» Material for this task
=====
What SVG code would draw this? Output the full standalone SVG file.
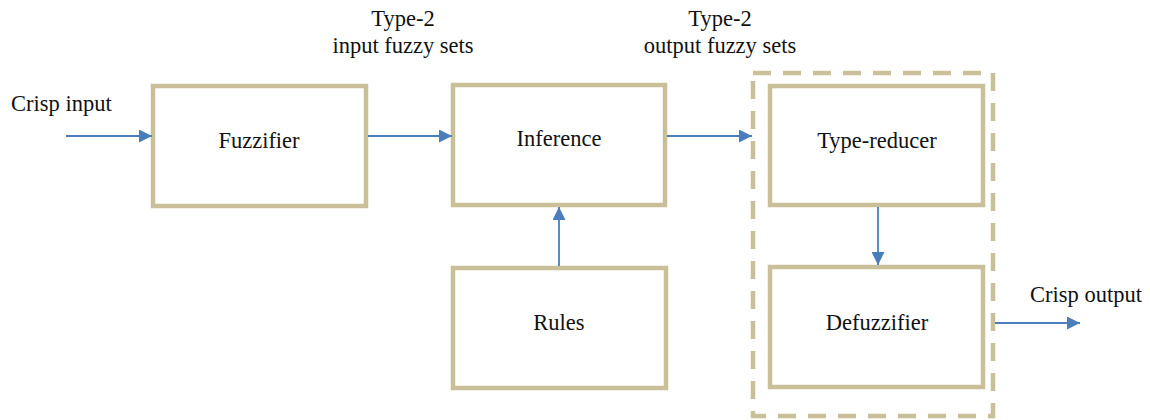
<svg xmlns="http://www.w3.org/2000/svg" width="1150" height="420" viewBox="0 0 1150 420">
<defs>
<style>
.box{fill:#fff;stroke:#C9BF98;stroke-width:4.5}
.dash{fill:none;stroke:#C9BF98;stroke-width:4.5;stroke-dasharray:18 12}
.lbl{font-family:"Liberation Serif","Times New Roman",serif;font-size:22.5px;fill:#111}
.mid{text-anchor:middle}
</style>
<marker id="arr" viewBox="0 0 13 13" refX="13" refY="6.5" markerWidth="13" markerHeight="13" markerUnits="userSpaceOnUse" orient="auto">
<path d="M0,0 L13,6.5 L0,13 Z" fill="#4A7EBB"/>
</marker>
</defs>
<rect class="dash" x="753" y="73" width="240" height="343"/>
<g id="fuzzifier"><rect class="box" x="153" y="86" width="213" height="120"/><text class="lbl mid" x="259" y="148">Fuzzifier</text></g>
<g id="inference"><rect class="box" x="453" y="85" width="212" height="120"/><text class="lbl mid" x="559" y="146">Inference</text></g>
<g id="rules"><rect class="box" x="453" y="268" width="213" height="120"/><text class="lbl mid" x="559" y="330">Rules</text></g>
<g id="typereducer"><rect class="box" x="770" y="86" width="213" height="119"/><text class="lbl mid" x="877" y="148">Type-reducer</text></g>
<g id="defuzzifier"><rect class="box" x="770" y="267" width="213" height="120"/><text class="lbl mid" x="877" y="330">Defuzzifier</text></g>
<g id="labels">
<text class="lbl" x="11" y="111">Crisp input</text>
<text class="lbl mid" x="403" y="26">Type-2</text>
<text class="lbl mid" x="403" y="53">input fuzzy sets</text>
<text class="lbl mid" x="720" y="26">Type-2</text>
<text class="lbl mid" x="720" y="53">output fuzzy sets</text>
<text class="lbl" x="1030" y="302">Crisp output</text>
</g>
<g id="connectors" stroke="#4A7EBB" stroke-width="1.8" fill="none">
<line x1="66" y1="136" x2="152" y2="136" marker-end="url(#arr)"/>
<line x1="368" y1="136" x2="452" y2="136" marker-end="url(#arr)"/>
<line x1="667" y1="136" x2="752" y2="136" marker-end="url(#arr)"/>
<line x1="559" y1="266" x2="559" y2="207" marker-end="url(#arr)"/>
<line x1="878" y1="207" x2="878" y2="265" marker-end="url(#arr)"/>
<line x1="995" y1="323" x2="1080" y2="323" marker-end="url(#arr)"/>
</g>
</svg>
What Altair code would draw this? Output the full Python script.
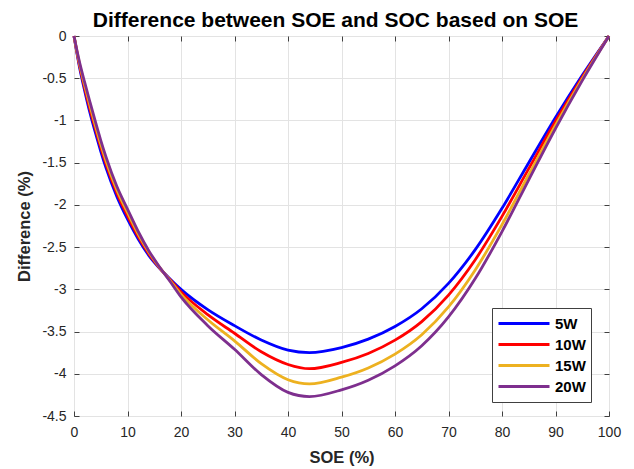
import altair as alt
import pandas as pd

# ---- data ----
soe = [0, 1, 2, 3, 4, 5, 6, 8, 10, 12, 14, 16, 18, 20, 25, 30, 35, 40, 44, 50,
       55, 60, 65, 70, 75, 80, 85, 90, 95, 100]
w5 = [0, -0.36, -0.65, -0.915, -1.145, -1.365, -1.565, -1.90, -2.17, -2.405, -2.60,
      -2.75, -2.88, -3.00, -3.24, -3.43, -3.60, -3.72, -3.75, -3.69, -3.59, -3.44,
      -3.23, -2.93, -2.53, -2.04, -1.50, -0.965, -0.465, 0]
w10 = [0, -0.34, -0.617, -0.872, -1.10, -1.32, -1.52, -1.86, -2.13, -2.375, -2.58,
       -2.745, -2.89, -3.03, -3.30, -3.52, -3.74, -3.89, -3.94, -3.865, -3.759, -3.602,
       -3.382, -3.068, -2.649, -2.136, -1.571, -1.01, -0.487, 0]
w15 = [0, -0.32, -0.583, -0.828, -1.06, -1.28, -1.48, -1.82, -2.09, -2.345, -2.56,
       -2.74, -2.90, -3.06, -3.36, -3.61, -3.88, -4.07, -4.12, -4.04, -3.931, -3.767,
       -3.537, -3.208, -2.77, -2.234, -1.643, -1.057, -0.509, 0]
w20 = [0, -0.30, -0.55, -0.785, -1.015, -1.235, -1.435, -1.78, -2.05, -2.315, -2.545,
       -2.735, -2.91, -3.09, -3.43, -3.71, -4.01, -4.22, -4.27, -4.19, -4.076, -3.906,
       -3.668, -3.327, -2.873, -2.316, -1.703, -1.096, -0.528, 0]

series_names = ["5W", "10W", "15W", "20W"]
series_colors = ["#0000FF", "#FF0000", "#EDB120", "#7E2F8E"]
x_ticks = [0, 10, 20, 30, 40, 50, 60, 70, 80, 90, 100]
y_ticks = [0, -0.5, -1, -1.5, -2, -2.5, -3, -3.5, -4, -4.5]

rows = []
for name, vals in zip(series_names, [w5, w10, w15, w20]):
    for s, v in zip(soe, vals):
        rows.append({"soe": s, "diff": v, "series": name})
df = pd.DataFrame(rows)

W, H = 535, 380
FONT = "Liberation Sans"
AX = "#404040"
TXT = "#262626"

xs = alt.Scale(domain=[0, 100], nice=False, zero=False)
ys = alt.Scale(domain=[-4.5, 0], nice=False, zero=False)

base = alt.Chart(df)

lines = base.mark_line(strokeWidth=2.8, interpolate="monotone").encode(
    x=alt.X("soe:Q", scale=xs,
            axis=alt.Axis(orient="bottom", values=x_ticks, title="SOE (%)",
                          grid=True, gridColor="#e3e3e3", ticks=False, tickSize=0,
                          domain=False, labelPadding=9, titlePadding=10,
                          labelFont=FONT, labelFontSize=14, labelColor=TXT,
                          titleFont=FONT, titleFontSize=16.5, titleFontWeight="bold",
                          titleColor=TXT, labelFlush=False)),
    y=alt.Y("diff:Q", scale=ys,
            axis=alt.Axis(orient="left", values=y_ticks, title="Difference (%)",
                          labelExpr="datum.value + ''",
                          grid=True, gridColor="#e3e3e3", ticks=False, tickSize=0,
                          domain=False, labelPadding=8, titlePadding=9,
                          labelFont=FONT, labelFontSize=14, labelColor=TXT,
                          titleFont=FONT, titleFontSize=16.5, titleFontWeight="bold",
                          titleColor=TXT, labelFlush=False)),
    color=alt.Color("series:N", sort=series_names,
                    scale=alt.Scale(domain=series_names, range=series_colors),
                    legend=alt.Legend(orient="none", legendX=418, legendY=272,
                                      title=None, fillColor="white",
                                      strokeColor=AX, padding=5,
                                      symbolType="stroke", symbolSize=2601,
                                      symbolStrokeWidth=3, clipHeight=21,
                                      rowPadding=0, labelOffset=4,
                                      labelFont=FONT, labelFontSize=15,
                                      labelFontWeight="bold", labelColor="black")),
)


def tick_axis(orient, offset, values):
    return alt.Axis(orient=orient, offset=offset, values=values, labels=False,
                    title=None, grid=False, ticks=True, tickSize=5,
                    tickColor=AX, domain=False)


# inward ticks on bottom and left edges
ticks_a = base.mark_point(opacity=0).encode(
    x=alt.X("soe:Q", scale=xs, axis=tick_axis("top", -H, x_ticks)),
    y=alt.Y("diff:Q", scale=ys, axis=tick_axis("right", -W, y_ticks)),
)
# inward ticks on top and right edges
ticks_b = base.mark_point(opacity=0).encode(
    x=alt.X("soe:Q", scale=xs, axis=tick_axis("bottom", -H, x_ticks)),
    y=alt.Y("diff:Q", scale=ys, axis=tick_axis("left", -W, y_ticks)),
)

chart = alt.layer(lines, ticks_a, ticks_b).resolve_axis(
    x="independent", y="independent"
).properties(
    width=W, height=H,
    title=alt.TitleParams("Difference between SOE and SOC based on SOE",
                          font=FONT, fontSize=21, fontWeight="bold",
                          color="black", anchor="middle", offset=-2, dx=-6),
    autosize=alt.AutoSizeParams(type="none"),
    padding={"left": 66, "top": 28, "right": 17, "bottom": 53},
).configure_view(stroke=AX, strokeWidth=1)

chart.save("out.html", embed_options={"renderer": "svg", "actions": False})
=====
Reproduce the material above in full, exactly, with no images.

What SVG code would draw this? Output the full standalone SVG file.
<svg xmlns="http://www.w3.org/2000/svg" width="1150" height="420" viewBox="0 0 1150 420">
<defs>
<style>
.box{fill:#fff;stroke:#C9BF98;stroke-width:4.5}
.dash{fill:none;stroke:#C9BF98;stroke-width:4.5;stroke-dasharray:18 12}
.lbl{font-family:"Liberation Serif","Times New Roman",serif;font-size:22.5px;fill:#111}
.mid{text-anchor:middle}
</style>
<marker id="arr" viewBox="0 0 13 13" refX="13" refY="6.5" markerWidth="13" markerHeight="13" markerUnits="userSpaceOnUse" orient="auto">
<path d="M0,0 L13,6.5 L0,13 Z" fill="#4A7EBB"/>
</marker>
</defs>
<rect class="dash" x="753" y="73" width="240" height="343"/>
<g id="fuzzifier"><rect class="box" x="153" y="86" width="213" height="120"/><text class="lbl mid" x="259" y="148">Fuzzifier</text></g>
<g id="inference"><rect class="box" x="453" y="85" width="212" height="120"/><text class="lbl mid" x="559" y="146">Inference</text></g>
<g id="rules"><rect class="box" x="453" y="268" width="213" height="120"/><text class="lbl mid" x="559" y="330">Rules</text></g>
<g id="typereducer"><rect class="box" x="770" y="86" width="213" height="119"/><text class="lbl mid" x="877" y="148">Type-reducer</text></g>
<g id="defuzzifier"><rect class="box" x="770" y="267" width="213" height="120"/><text class="lbl mid" x="877" y="330">Defuzzifier</text></g>
<g id="labels">
<text class="lbl" x="11" y="111">Crisp input</text>
<text class="lbl mid" x="403" y="26">Type-2</text>
<text class="lbl mid" x="403" y="53">input fuzzy sets</text>
<text class="lbl mid" x="720" y="26">Type-2</text>
<text class="lbl mid" x="720" y="53">output fuzzy sets</text>
<text class="lbl" x="1030" y="302">Crisp output</text>
</g>
<g id="connectors" stroke="#4A7EBB" stroke-width="1.8" fill="none">
<line x1="66" y1="136" x2="152" y2="136" marker-end="url(#arr)"/>
<line x1="368" y1="136" x2="452" y2="136" marker-end="url(#arr)"/>
<line x1="667" y1="136" x2="752" y2="136" marker-end="url(#arr)"/>
<line x1="559" y1="266" x2="559" y2="207" marker-end="url(#arr)"/>
<line x1="878" y1="207" x2="878" y2="265" marker-end="url(#arr)"/>
<line x1="995" y1="323" x2="1080" y2="323" marker-end="url(#arr)"/>
</g>
</svg>
What Altair code would draw this? Output the full Python script.
import altair as alt
import pandas as pd

# ---- data ----
soe = [0, 1, 2, 3, 4, 5, 6, 8, 10, 12, 14, 16, 18, 20, 25, 30, 35, 40, 44, 50,
       55, 60, 65, 70, 75, 80, 85, 90, 95, 100]
w5 = [0, -0.36, -0.65, -0.915, -1.145, -1.365, -1.565, -1.90, -2.17, -2.405, -2.60,
      -2.75, -2.88, -3.00, -3.24, -3.43, -3.60, -3.72, -3.75, -3.69, -3.59, -3.44,
      -3.23, -2.93, -2.53, -2.04, -1.50, -0.965, -0.465, 0]
w10 = [0, -0.34, -0.617, -0.872, -1.10, -1.32, -1.52, -1.86, -2.13, -2.375, -2.58,
       -2.745, -2.89, -3.03, -3.30, -3.52, -3.74, -3.89, -3.94, -3.865, -3.759, -3.602,
       -3.382, -3.068, -2.649, -2.136, -1.571, -1.01, -0.487, 0]
w15 = [0, -0.32, -0.583, -0.828, -1.06, -1.28, -1.48, -1.82, -2.09, -2.345, -2.56,
       -2.74, -2.90, -3.06, -3.36, -3.61, -3.88, -4.07, -4.12, -4.04, -3.931, -3.767,
       -3.537, -3.208, -2.77, -2.234, -1.643, -1.057, -0.509, 0]
w20 = [0, -0.30, -0.55, -0.785, -1.015, -1.235, -1.435, -1.78, -2.05, -2.315, -2.545,
       -2.735, -2.91, -3.09, -3.43, -3.71, -4.01, -4.22, -4.27, -4.19, -4.076, -3.906,
       -3.668, -3.327, -2.873, -2.316, -1.703, -1.096, -0.528, 0]

series_names = ["5W", "10W", "15W", "20W"]
series_colors = ["#0000FF", "#FF0000", "#EDB120", "#7E2F8E"]
x_ticks = [0, 10, 20, 30, 40, 50, 60, 70, 80, 90, 100]
y_ticks = [0, -0.5, -1, -1.5, -2, -2.5, -3, -3.5, -4, -4.5]

rows = []
for name, vals in zip(series_names, [w5, w10, w15, w20]):
    for s, v in zip(soe, vals):
        rows.append({"soe": s, "diff": v, "series": name})
df = pd.DataFrame(rows)

W, H = 535, 380
FONT = "Liberation Sans"
AX = "#404040"
TXT = "#262626"

xs = alt.Scale(domain=[0, 100], nice=False, zero=False)
ys = alt.Scale(domain=[-4.5, 0], nice=False, zero=False)

base = alt.Chart(df)

lines = base.mark_line(strokeWidth=2.8, interpolate="monotone").encode(
    x=alt.X("soe:Q", scale=xs,
            axis=alt.Axis(orient="bottom", values=x_ticks, title="SOE (%)",
                          grid=True, gridColor="#e3e3e3", ticks=False, tickSize=0,
                          domain=False, labelPadding=9, titlePadding=10,
                          labelFont=FONT, labelFontSize=14, labelColor=TXT,
                          titleFont=FONT, titleFontSize=16.5, titleFontWeight="bold",
                          titleColor=TXT, labelFlush=False)),
    y=alt.Y("diff:Q", scale=ys,
            axis=alt.Axis(orient="left", values=y_ticks, title="Difference (%)",
                          labelExpr="datum.value + ''",
                          grid=True, gridColor="#e3e3e3", ticks=False, tickSize=0,
                          domain=False, labelPadding=8, titlePadding=9,
                          labelFont=FONT, labelFontSize=14, labelColor=TXT,
                          titleFont=FONT, titleFontSize=16.5, titleFontWeight="bold",
                          titleColor=TXT, labelFlush=False)),
    color=alt.Color("series:N", sort=series_names,
                    scale=alt.Scale(domain=series_names, range=series_colors),
                    legend=alt.Legend(orient="none", legendX=418, legendY=272,
                                      title=None, fillColor="white",
                                      strokeColor=AX, padding=5,
                                      symbolType="stroke", symbolSize=2601,
                                      symbolStrokeWidth=3, clipHeight=21,
                                      rowPadding=0, labelOffset=4,
                                      labelFont=FONT, labelFontSize=15,
                                      labelFontWeight="bold", labelColor="black")),
)


def tick_axis(orient, offset, values):
    return alt.Axis(orient=orient, offset=offset, values=values, labels=False,
                    title=None, grid=False, ticks=True, tickSize=5,
                    tickColor=AX, domain=False)


# inward ticks on bottom and left edges
ticks_a = base.mark_point(opacity=0).encode(
    x=alt.X("soe:Q", scale=xs, axis=tick_axis("top", -H, x_ticks)),
    y=alt.Y("diff:Q", scale=ys, axis=tick_axis("right", -W, y_ticks)),
)
# inward ticks on top and right edges
ticks_b = base.mark_point(opacity=0).encode(
    x=alt.X("soe:Q", scale=xs, axis=tick_axis("bottom", -H, x_ticks)),
    y=alt.Y("diff:Q", scale=ys, axis=tick_axis("left", -W, y_ticks)),
)

chart = alt.layer(lines, ticks_a, ticks_b).resolve_axis(
    x="independent", y="independent"
).properties(
    width=W, height=H,
    title=alt.TitleParams("Difference between SOE and SOC based on SOE",
                          font=FONT, fontSize=21, fontWeight="bold",
                          color="black", anchor="middle", offset=-2, dx=-6),
    autosize=alt.AutoSizeParams(type="none"),
    padding={"left": 66, "top": 28, "right": 17, "bottom": 53},
).configure_view(stroke=AX, strokeWidth=1)

chart.save("out.html", embed_options={"renderer": "svg", "actions": False})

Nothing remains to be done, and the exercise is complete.